START Rows

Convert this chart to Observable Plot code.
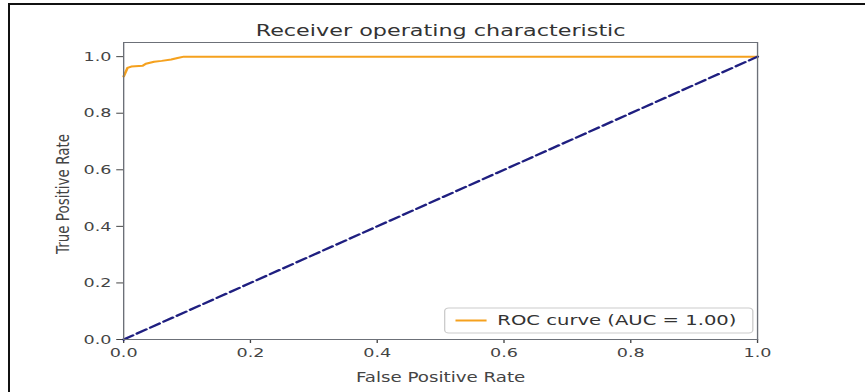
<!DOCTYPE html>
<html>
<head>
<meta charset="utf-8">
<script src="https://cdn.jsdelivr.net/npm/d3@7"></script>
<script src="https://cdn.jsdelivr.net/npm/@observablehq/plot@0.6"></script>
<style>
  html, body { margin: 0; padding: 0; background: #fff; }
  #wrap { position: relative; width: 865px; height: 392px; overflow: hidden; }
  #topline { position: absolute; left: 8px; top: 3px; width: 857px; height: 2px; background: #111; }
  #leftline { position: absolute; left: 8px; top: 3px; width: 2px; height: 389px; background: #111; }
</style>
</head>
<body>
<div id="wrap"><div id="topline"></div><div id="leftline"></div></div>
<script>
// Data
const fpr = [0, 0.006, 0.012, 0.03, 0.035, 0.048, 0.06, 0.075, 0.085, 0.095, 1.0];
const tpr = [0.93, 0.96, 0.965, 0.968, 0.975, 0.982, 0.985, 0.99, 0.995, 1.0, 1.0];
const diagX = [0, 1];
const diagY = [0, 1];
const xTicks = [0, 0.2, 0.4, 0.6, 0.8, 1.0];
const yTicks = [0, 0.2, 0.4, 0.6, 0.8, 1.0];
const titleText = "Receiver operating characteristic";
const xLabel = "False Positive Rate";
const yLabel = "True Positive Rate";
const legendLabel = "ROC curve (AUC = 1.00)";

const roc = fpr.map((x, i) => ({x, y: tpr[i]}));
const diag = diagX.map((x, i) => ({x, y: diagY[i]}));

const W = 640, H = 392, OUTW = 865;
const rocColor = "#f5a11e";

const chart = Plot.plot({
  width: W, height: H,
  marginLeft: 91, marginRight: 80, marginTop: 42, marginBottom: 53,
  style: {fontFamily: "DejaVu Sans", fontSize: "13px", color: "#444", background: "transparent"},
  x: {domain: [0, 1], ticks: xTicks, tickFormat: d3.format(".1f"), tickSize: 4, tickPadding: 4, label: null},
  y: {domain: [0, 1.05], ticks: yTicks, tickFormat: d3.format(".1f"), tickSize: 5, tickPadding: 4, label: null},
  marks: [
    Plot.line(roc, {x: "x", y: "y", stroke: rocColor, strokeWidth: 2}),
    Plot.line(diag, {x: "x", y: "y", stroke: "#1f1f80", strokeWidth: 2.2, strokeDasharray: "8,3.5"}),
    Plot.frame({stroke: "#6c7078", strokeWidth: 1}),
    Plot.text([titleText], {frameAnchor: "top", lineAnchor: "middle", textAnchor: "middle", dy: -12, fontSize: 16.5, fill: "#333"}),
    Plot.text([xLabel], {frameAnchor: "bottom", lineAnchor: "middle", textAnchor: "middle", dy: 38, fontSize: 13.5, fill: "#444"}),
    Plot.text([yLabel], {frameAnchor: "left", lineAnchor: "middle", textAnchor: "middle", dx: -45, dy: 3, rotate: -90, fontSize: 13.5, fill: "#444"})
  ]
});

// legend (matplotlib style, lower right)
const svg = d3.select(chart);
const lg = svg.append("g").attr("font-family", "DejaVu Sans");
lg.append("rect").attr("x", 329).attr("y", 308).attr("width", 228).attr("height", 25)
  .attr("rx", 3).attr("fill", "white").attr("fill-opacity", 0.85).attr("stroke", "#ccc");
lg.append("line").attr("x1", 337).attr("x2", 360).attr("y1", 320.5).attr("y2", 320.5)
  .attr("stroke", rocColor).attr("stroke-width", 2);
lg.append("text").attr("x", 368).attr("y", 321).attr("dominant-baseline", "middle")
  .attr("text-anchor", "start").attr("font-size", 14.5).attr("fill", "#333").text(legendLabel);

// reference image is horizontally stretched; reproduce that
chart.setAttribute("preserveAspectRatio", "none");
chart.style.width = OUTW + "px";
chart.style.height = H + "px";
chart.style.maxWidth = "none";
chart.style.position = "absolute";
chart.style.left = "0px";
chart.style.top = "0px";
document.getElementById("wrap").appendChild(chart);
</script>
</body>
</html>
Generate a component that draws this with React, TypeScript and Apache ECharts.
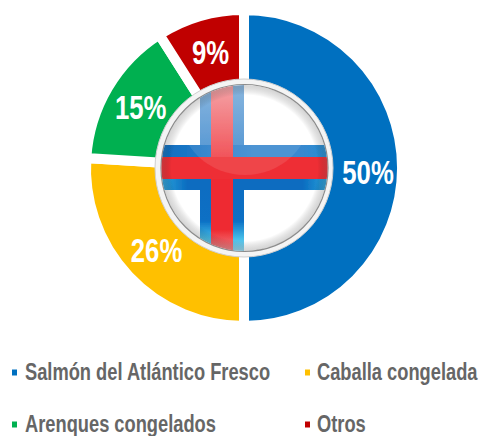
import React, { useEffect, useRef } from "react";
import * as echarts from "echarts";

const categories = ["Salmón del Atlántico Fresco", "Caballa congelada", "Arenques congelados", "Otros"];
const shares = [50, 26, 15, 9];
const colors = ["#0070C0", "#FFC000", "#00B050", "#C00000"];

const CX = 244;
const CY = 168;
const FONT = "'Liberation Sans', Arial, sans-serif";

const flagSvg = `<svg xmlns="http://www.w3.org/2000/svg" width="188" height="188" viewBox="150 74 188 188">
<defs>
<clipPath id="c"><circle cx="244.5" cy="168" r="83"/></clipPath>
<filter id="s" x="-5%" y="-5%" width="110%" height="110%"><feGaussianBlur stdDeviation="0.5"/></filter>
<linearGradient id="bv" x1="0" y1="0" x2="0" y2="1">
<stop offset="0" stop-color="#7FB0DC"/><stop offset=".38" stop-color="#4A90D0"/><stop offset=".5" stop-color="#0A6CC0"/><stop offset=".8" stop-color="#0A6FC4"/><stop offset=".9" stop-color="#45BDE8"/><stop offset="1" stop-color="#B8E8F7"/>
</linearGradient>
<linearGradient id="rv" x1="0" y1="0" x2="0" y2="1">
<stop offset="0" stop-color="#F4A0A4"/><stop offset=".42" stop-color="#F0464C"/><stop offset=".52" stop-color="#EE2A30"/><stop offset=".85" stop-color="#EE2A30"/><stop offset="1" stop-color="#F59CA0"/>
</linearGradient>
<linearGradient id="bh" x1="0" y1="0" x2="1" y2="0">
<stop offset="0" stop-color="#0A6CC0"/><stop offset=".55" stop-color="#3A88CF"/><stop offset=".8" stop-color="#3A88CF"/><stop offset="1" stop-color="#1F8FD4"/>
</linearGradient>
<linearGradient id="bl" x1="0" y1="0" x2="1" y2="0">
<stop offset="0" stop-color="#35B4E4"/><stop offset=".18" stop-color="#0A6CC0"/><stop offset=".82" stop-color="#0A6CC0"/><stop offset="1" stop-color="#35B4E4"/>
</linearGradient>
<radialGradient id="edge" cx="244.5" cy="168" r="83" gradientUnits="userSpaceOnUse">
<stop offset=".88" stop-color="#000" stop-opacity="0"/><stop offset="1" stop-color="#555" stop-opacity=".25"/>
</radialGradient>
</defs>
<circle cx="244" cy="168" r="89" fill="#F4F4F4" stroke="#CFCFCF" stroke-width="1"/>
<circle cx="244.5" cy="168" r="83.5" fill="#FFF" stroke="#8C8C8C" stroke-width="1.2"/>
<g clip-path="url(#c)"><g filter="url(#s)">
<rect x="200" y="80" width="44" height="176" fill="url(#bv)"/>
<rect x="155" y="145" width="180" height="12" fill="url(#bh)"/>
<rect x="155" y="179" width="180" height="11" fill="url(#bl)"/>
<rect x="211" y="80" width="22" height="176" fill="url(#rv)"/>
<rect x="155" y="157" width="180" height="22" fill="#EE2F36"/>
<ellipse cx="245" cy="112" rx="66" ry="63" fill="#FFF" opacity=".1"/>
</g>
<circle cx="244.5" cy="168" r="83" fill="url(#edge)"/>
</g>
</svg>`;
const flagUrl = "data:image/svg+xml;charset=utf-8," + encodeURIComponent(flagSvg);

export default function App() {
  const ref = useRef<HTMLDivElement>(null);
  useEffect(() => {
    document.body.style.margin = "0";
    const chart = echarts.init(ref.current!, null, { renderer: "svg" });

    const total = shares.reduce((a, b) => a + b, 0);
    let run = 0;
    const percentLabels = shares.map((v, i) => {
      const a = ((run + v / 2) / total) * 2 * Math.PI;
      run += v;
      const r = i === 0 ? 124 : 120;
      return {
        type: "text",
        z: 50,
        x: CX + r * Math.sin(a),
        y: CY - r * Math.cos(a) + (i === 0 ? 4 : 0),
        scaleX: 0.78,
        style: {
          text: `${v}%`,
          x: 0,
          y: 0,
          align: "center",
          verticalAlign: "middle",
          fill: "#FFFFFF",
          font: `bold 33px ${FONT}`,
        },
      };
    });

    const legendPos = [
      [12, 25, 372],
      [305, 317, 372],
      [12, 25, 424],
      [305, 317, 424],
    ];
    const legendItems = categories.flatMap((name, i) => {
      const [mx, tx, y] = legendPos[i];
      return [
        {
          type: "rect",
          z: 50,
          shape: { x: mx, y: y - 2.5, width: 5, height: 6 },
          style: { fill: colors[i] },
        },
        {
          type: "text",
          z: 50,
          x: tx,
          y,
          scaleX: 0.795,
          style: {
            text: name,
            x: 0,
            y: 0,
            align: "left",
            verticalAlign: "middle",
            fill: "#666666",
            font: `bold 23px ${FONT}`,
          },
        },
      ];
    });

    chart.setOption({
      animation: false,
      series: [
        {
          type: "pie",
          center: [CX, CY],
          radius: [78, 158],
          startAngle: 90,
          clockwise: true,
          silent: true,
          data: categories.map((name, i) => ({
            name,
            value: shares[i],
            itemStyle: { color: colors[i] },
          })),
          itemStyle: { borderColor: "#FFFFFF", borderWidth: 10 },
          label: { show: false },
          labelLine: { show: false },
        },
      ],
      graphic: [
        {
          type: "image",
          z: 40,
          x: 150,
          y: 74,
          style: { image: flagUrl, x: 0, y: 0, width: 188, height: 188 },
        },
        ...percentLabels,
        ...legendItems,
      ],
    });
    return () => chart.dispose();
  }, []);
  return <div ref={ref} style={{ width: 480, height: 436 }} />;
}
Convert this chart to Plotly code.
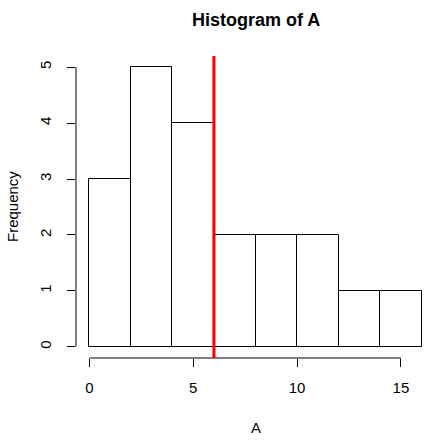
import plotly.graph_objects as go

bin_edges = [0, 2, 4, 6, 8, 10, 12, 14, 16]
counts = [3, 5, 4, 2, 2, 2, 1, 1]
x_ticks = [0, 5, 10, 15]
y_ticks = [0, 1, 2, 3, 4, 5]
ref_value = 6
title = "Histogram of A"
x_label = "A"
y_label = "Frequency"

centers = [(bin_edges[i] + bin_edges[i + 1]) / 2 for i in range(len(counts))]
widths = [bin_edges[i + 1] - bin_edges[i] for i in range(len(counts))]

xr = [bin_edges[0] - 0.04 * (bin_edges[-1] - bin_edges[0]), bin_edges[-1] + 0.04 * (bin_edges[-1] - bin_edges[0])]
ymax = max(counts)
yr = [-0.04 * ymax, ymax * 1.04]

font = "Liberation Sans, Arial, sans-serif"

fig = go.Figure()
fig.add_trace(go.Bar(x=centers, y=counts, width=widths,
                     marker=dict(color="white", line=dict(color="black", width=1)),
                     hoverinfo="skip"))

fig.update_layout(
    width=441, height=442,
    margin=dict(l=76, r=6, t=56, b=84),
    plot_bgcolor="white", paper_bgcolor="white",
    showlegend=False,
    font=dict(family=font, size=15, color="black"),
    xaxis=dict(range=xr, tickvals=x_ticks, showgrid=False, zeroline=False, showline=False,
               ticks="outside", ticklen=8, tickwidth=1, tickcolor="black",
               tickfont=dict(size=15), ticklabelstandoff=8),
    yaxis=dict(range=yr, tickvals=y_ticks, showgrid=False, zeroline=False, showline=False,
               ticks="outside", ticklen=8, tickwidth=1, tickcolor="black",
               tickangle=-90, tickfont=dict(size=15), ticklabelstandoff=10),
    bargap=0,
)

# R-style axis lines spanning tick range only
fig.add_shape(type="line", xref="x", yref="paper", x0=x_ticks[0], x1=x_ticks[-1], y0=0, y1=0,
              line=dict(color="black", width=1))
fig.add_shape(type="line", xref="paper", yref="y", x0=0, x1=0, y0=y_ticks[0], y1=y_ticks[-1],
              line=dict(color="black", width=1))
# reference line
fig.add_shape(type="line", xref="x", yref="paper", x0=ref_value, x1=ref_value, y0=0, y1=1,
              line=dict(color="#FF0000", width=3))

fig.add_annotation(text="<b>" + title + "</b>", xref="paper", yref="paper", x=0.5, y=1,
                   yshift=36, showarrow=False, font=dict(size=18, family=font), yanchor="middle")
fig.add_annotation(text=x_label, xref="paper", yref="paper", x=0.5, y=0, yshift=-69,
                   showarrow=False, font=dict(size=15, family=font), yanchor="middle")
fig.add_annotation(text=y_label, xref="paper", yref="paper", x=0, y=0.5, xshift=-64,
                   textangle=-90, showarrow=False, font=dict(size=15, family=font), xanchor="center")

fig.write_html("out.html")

END Rows

• _Task description_: Show every line from the entries above in which the word "Convert" appears.

• _Answer for the task_:
Convert this chart to Observable Plot code.
Convert this chart to Plotly code.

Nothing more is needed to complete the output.